Kitabı oku: «Великий обмен и другие мелочи», sayfa 3
Прически
В семье никогда не седели. Или уж – редко – седели в одночасье, наутро или за неделю. Как легендарный в роду аристократ, запятнанный кровью военных преступлений.
Успешный и в ладу с миром (ну, кроме снов), новый наследник отправился в непонятное, неловкое путешествие. То ли на родину предков. То ли вслед за мутной фотографией с газетной вырезки. То ли морские птицы опять кричали на берегу странное.
Жители пустоватого, белесого городка – коренные жители – молча смотрели на смоляные кудри гостя, носили за ним чемодан, подавали пепельницу и счет. Кое-кто, наверное, хотел что-то сказать, но не знал, как с пришельцем и заговорить – о погоде ли, о спортивном матче или несчастьях с пришлыми.
На третий день он свел знакомство с человеком в спортивной шапочке. Ему хотелось думать, что встреча была случайной. Очень уж пустым казался город с мутной фотографии. Очень уж выжидающим.
Человек в шапочке, как водится, нес послание из глубины веков. Кому – упакованным в большие старомодные альбомы с вырезками. Кому – запечатленным бурыми знаками на пергаменте непонятной кожи. Современные, рациональные люди иногда сдавались под давлением логических доводов. А иные говорили, что всегда знали что-то такое.
Не-седеющие были магами. Чародеями. Феноменами. Человек в шапочке упорно говорил о них «вы». Как и любой житель старого, скучного городка, да и любой вообще, за свою обычную жизнь любой из «них» не очень-то отклонял маятник доброго и худого от привычного среднего.
Но то маятник. А вот единовременный размах у черноголовых сильно отличался от свойственного людям. Помимо прочего, они поднимали мертвых. Могли отправлять в полет нелетающее и поворачивать миропорядок под несвойственным углом иначе. Но должны были соблюсти баланс – оживив неживого, вернуть потом миропорядку положенный счет. Не обязательно – встретив в темном углу никчемную старушку. Например, начинив сверток с гремучей химией болтами и рублеными гвоздями.
Как сходился баланс между абсолютно оживленными и умеренно искалеченными, в какой пропорции шли неслучившиеся катастрофы и отравленные колодцы – наверное, какая-то наука на этот счет и крылась в старомодных альбомах и мрачноватых пергаментах. По сравнению с прочим, это пока была сущая мелочь.

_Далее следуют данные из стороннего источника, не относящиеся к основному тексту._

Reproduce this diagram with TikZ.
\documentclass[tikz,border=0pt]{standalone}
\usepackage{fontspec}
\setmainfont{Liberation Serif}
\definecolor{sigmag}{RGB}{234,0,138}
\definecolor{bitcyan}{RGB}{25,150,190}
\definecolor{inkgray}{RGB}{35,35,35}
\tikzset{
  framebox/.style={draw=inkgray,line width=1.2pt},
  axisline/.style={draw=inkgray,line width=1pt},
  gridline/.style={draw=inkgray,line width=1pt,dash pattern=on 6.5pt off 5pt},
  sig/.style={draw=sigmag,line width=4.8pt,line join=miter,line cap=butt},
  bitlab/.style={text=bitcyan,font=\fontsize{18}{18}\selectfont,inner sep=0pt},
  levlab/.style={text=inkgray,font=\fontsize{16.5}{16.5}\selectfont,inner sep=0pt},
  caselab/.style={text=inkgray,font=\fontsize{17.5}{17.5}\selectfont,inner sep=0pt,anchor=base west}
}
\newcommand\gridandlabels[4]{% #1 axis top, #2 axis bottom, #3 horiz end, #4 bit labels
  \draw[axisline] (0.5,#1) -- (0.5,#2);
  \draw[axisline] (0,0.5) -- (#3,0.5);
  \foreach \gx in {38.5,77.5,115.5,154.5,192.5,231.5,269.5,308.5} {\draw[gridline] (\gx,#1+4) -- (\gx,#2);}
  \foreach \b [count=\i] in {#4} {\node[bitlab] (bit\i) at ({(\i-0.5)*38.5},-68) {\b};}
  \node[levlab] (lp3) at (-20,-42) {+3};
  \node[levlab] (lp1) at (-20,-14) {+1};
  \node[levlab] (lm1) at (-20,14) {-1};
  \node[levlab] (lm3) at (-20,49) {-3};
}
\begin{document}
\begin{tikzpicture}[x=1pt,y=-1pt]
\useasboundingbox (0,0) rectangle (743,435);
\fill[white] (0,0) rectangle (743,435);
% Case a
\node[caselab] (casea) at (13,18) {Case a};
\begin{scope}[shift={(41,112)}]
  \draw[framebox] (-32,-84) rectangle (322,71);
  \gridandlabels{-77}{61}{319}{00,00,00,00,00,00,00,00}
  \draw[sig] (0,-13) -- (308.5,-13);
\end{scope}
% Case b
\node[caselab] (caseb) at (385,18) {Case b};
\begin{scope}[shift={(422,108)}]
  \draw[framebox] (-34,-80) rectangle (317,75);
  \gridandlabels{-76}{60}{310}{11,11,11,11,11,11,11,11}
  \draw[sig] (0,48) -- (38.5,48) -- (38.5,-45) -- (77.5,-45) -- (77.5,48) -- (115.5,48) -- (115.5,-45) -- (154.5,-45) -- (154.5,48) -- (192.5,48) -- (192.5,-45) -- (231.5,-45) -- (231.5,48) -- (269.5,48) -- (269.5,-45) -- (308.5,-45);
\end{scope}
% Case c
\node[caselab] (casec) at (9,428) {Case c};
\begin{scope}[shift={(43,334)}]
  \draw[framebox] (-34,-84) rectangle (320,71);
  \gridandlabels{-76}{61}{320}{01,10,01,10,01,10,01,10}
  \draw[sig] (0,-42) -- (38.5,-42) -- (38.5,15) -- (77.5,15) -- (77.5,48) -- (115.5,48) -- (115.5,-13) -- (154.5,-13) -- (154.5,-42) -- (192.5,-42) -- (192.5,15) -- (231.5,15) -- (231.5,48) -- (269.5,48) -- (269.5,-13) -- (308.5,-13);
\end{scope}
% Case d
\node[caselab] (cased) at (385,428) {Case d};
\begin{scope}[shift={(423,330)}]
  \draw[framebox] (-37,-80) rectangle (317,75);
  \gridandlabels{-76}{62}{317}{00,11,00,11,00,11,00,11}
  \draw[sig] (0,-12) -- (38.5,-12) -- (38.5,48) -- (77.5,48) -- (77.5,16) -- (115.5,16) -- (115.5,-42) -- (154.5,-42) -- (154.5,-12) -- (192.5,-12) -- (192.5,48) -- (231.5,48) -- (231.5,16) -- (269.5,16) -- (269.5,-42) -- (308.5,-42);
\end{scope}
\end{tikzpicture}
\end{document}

Войдя в возраст, черноголовые в одночасье седели, когда груз сотворенных мерзостей нечувственно преображал их в потенциальных чудотворцев вселенского масштаба. Наверное, и наоборот – добродеи, накопившие сокрушительный заряд под мировой позитив, тоже получали свою мету.
И никому не удавалось обмануть этот мир, куда более любопытный, чем кажется, не сведя баланс на выходе. Разве что существам даже не легендарным, а мифическим. О которых и пергаменты-то говорили как бы вполголоса и с недомолвками. Призывали осведомиться на страницах иного документа, наверняка того, который до потомков не дошёл.
Люди осведомленные крайне опасаются по сей день ослепительно седых добродеев, творящих благие чудеса на совершенно разных нивах. Опасаются знания того, чем дался серебряный блеск.
Новый наследник довольно быстро все понял. Даже больше понял, чем ему настойчиво втолковывал неряшливый наставник в спортивной шапочке. Он был какой-то особенный Черноголовый, даже по меркам опустевшего городка и своей странной семьи, на глубину многих поколений славной напрасными ожиданиями, странными делами, разочарованием и неожиданными исчезновениями.
А когда понял – оцепенел и перестал слышать убедительные доводы и тихий шорох поднимающегося предзимнего ветра. Вспомнил редкий, но убедительно повторяющийся сон, где рев огня, рушащиеся дома, черный с красным горизонт, ямы, что-то огромное и запредельное шевелится, и не крики уже, не плач, а сухое, неглубокое, прерывистое дыхание сотен и тысяч.
Похожее на дыхание маленьких детей в палате интенсивной терапии, неизменно сопровождающее его ежедневный врачебный подвиг в госпитале св.Варфоломея.